In the last four years, you and I have come to know each other. Even when we don’t agree, at least you know what I believe and where I stand.

You may have noticed I have a few flaws, too. People sometimes have to correct my English — I knew I had a problem when Arnold Schwarzenegger started doing it. Some folks look at me and see a certain swagger, which in Texas is called “walking.” Now and then I come across as a little too blunt — and for that we can all thank the white-haired lady sitting right up there.

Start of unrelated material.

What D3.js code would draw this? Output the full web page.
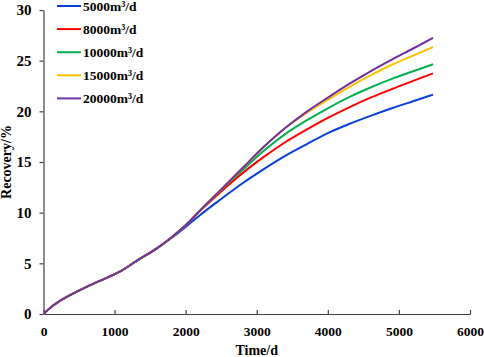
<!DOCTYPE html>
<html>
<head>
<meta charset="utf-8">
<script src="https://cdn.jsdelivr.net/npm/d3@7"></script>
<style>
  body { margin: 0; background: #fff; }
  svg text { font-family: "Liberation Serif", "Times New Roman", serif; font-weight: bold; fill: #000; }
</style>
</head>
<body>
<svg id="chart" width="484" height="357"></svg>
<script>
// time axis (days) shared by all series
const days = [0, 100, 200, 400, 600, 800, 1080, 1300, 1600, 1800, 2000, 2200, 2500, 2800, 3100, 3400, 3700, 4000, 4300, 4600, 4900, 5200, 5480];

const seriesNames = ["5000m\u00b3/d", "8000m\u00b3/d", "10000m\u00b3/d", "15000m\u00b3/d", "20000m\u00b3/d"];
const seriesColors = ["#0a3fd9", "#ff0000", "#00b050", "#ffc000", "#7030a0"];

const rec5000  = [0, 0.65, 1.15, 1.95, 2.65, 3.3, 4.2, 5.2, 6.5, 7.5, 8.6, 9.75, 11.35, 12.9, 14.3, 15.6, 16.75, 17.85, 18.75, 19.55, 20.3, 21.0, 21.65];
const rec8000  = [0, 0.65, 1.15, 1.95, 2.65, 3.3, 4.2, 5.2, 6.5, 7.55, 8.75, 10.15, 12.1, 13.9, 15.5, 16.95, 18.2, 19.35, 20.4, 21.35, 22.2, 23.0, 23.75];
const rec10000 = [0, 0.65, 1.15, 1.95, 2.65, 3.3, 4.2, 5.2, 6.5, 7.55, 8.75, 10.2, 12.25, 14.2, 16.1, 17.75, 19.1, 20.3, 21.4, 22.35, 23.2, 23.95, 24.65];
const rec15000 = [0, 0.65, 1.15, 1.95, 2.65, 3.3, 4.2, 5.2, 6.5, 7.55, 8.75, 10.2, 12.3, 14.4, 16.5, 18.35, 19.85, 21.15, 22.4, 23.55, 24.6, 25.5, 26.35];
const rec20000 = [0, 0.65, 1.15, 1.95, 2.65, 3.3, 4.2, 5.2, 6.5, 7.55, 8.75, 10.2, 12.3, 14.4, 16.5, 18.35, 19.95, 21.35, 22.7, 23.95, 25.1, 26.2, 27.25];

const xTicks = [0, 1000, 2000, 3000, 4000, 5000, 6000];
const yTicks = [0, 5, 10, 15, 20, 25, 30];

let svg = d3.select("#chart");

let x_left = 43.5, x_right = 470;
let y_bottom = 314, y_top = 10;

let xScale = d3.scaleLinear().domain([0, 6000]).range([x_left, x_right]);
let yScale = d3.scaleLinear().domain([0, 30]).range([y_bottom, y_top]);

// axes
let xAxis = d3.axisBottom(xScale).tickValues(xTicks).tickFormat(d3.format("d"))
    .tickSizeInner(-4).tickSizeOuter(0).tickPadding(12);
let gx = svg.append("g")
    .attr("transform", "translate(0," + y_bottom + ")")
    .call(xAxis);

let yAxis = d3.axisLeft(yScale).tickValues(yTicks).tickFormat(d3.format("d"))
    .tickSizeInner(4).tickSizeOuter(0).tickPadding(8);
let gy = svg.append("g")
    .attr("transform", "translate(" + x_left + ",0)")
    .call(yAxis);

[gx, gy].forEach(function (g) {
    g.selectAll("path, line").attr("stroke", "#404040").attr("stroke-width", 1.2);
    g.selectAll("text")
        .style("font-family", "'Liberation Serif', serif")
        .style("font-weight", "bold")
        .attr("fill", "#000");
});
gx.selectAll("text").style("font-size", "13.5px").attr("dy", "0.75em");
gy.selectAll("text").style("font-size", "15px");

// axis titles
svg.append("text")
    .attr("x", (x_left + x_right) / 2)
    .attr("y", 355)
    .attr("text-anchor", "middle")
    .style("font-size", "14px")
    .text("Time/d");

svg.append("text")
    .attr("transform", "translate(11," + ((y_top + y_bottom) / 2) + ") rotate(-90)")
    .attr("text-anchor", "middle")
    .style("font-size", "14px")
    .text("Recovery/%");

// curves
let allSeries = [rec5000, rec8000, rec10000, rec15000, rec20000];

let line = d3.line()
    .x(function (d, i) { return xScale(days[i]); })
    .y(function (d) { return yScale(d); })
    .curve(d3.curveMonotoneX);

svg.append("g").selectAll("path")
    .data(allSeries)
    .enter().append("path")
    .attr("d", function (d) { return line(d); })
    .attr("fill", "none")
    .attr("stroke", function (d, i) { return seriesColors[i]; })
    .attr("stroke-width", 2);

// legend
let legend = svg.append("g").attr("transform", "translate(57,6)");
let items = legend.selectAll("g")
    .data(seriesNames)
    .enter().append("g")
    .attr("transform", function (d, i) { return "translate(0," + (i * 23.1) + ")"; });

items.append("line")
    .attr("x1", 0).attr("x2", 24)
    .attr("y1", 0).attr("y2", 0)
    .attr("stroke", function (d, i) { return seriesColors[i]; })
    .attr("stroke-width", 2);

items.append("text")
    .attr("x", 26)
    .attr("y", 5)
    .style("font-size", "13.5px")
    .text(function (d) { return d; });
</script>
</body>
</html>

One thing I have learned about the presidency is that whatever shortcomings you have, people are going to notice them — and whatever strengths you have, you’re going to need them. These four years have brought moments I could not foresee and will not forget. I have tried to comfort Americans who lost the most on September 11th — people who showed me a picture or told me a story, so I would know how much was taken from them. I have learned first-hand that ordering Americans into battle is the hardest decision, even when it is right. I have returned the salute of wounded soldiers, some with a very tough road ahead, who say they were just doing their job. I’ve held the children of the fallen, who are told their dad or mom is a hero, but would rather just have their dad or mom.

And I have met with parents and wives and husbands who have received a folded flag, and said a final goodbye to a soldier they loved. I am awed that so many have used those meetings to say that I am in their prayers — to offer encouragement to me.

A nation’s character

Where does strength like that come from? How can people so burdened with sorrow also feel such pride? It is because they know their loved one was last seen doing good. Because they know that liberty was precious to the one they lost. And in those military families, I have seen the character of a great nation: decent, and idealistic, and strong.

The world saw that spirit three miles from here, when the people of this city faced peril together, and lifted a flag over the ruins, and defied the enemy with their courage. My fellow Americans, for as long as our country stands, people will look to the resurrection of New York City and they will say: Here buildings fell, and here a nation rose.

We see America’s character in our military, which finds a way or makes one. We see it in our veterans, who are supporting military families in their days of worry. We see it in our young people, who have found heroes once again. We see that character in workers and entrepreneurs, who are renewing our economy with their effort and optimism. And all of this has confirmed one belief beyond doubt: Having come this far, our tested and confident nation can achieve anything.

To everything we know there is a season — a time for sadness, a time for struggle, a time for rebuilding. And now we have reached a time for hope. This young century will be liberty’s century.

By promoting liberty abroad, we will build a safer world. By encouraging liberty at home, we will build a more hopeful America.

Like generations before us, we have a calling from beyond the stars to stand for freedom. This is the everlasting dream of America — and tonight, in this place, that dream is renewed. Now we go forward — grateful for our freedom, faithful to our cause, and confident in the future of the greatest nation on earth.